The Act also introduces various clarifications of the Tenancy Deposit Scheme (TDS):
- Where a deposit was paid in respect of a fixed term AST before 6 April 2007 and then became a statutory periodic AST after 6 April 2007, the landlord will not be jeopardised if it protects the deposit and provides the relevant prescribed information within 90 days of the Act coming into force.
- Where a deposit was paid after 6 April 2007 and placed in a TDS and the prescribed information served, then upon that AST becoming a statutory periodic tenancy the landlord's compliance with the TDS legislation in respect of the original AST will suffice for the purposes of the statutory periodic tenancy. These amendments confer no protection on those landlords who never protected the deposit during the original tenancy.
- A landlord of a tenancy that became periodic before the tenancy deposit scheme came into force on 6 April 2007 should protect those deposits. The legislation confirms that there is no financial penalty for failure to do so.
- It is acceptable to give the details, in the prescribed information, of an agent who protected the deposit for the landlord, instead of the landlord itself.
Currently where a landlord has complied with AST deposit statutory requirements, the landlord is able to serve a Section 21 Notice. In the event, of non-compliance (or no notice of compliance), the recommended strategy is to reconstitute and refund the deposit to the tenant, thereby enabling a Section 21 Notice to be served.
The above amendment to the deposit scheme will not impact post-April 2007 ASTs, which will form the majority of the Receiver’s AST portfolio. However, care should be taken if taking carriage of an AST created pre-April 2007 to check the new requirements regarding the deposit.
Suspending the eviction
Under the Act, eviction of a tenant can be suspended where the landlord has failed to comply with certain legal obligations including failure to comply with requirements relating to Energy Performance Certificates and Gas Safety Certificates. Typically, Receivers would have already addressed this.
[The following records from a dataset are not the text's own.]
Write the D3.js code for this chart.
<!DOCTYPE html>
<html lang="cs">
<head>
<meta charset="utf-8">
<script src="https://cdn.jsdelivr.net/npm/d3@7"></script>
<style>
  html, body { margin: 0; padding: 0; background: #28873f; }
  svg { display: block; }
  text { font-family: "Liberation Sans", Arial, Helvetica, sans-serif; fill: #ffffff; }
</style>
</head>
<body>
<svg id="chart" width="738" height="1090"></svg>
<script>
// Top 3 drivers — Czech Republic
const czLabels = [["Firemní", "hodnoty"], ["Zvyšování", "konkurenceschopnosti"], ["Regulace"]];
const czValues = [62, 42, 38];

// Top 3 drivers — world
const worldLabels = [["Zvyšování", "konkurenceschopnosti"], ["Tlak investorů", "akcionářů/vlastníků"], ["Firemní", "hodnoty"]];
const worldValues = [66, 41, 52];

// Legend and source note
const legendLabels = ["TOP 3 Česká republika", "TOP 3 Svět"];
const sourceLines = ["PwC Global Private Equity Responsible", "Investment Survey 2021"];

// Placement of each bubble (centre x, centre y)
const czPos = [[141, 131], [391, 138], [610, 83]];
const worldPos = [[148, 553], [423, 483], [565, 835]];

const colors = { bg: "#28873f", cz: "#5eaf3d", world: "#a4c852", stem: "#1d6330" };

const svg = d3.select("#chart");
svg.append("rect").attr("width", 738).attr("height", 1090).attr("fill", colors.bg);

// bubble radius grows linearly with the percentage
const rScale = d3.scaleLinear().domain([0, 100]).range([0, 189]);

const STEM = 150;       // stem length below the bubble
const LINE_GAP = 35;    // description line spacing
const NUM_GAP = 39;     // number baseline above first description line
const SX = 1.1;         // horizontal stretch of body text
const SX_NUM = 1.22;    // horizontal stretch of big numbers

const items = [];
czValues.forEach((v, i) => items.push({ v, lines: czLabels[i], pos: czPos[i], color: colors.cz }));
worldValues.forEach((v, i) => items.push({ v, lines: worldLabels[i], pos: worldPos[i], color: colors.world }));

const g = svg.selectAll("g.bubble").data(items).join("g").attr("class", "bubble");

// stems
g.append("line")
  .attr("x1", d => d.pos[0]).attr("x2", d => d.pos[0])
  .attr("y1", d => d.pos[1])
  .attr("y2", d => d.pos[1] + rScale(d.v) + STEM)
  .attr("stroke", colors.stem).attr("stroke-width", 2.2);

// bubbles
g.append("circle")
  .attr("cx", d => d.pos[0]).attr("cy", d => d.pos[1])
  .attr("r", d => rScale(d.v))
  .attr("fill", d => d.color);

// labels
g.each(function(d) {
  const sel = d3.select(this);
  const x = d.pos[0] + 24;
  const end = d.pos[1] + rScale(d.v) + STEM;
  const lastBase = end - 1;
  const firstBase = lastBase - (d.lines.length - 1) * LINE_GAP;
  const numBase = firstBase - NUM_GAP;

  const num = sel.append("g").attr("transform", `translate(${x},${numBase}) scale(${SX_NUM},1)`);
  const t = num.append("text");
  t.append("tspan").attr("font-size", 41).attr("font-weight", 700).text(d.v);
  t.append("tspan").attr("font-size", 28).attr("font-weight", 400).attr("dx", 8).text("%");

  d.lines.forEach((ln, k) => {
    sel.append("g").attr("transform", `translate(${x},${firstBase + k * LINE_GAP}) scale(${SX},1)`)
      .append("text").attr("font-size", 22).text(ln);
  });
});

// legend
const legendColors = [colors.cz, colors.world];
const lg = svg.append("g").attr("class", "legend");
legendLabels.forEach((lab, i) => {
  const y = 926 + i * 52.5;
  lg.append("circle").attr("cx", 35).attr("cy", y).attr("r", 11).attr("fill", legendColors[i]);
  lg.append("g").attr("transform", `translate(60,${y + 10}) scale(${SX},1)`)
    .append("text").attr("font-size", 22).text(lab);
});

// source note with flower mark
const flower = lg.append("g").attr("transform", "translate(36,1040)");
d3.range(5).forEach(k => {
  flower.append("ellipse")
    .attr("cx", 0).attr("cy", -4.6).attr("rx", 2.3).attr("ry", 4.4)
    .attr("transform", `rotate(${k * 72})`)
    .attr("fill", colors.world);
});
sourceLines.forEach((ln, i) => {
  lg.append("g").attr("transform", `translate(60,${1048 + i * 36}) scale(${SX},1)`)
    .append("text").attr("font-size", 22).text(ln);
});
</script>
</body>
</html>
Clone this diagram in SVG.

Landlord obliged to provide information
The Act states that the landlord would be obliged to provide information about the respective rights and responsibilities of both the landlord and the tenant under an AST. Receivers should seek legal advice as a review of current AST templates may be required.
Claim repayment of rent
There is now a procedure for a tenant to claim back rent paid in advance in respect of a period falling after a Section 21 Notice brings the tenancy to an end under the proposed legislation.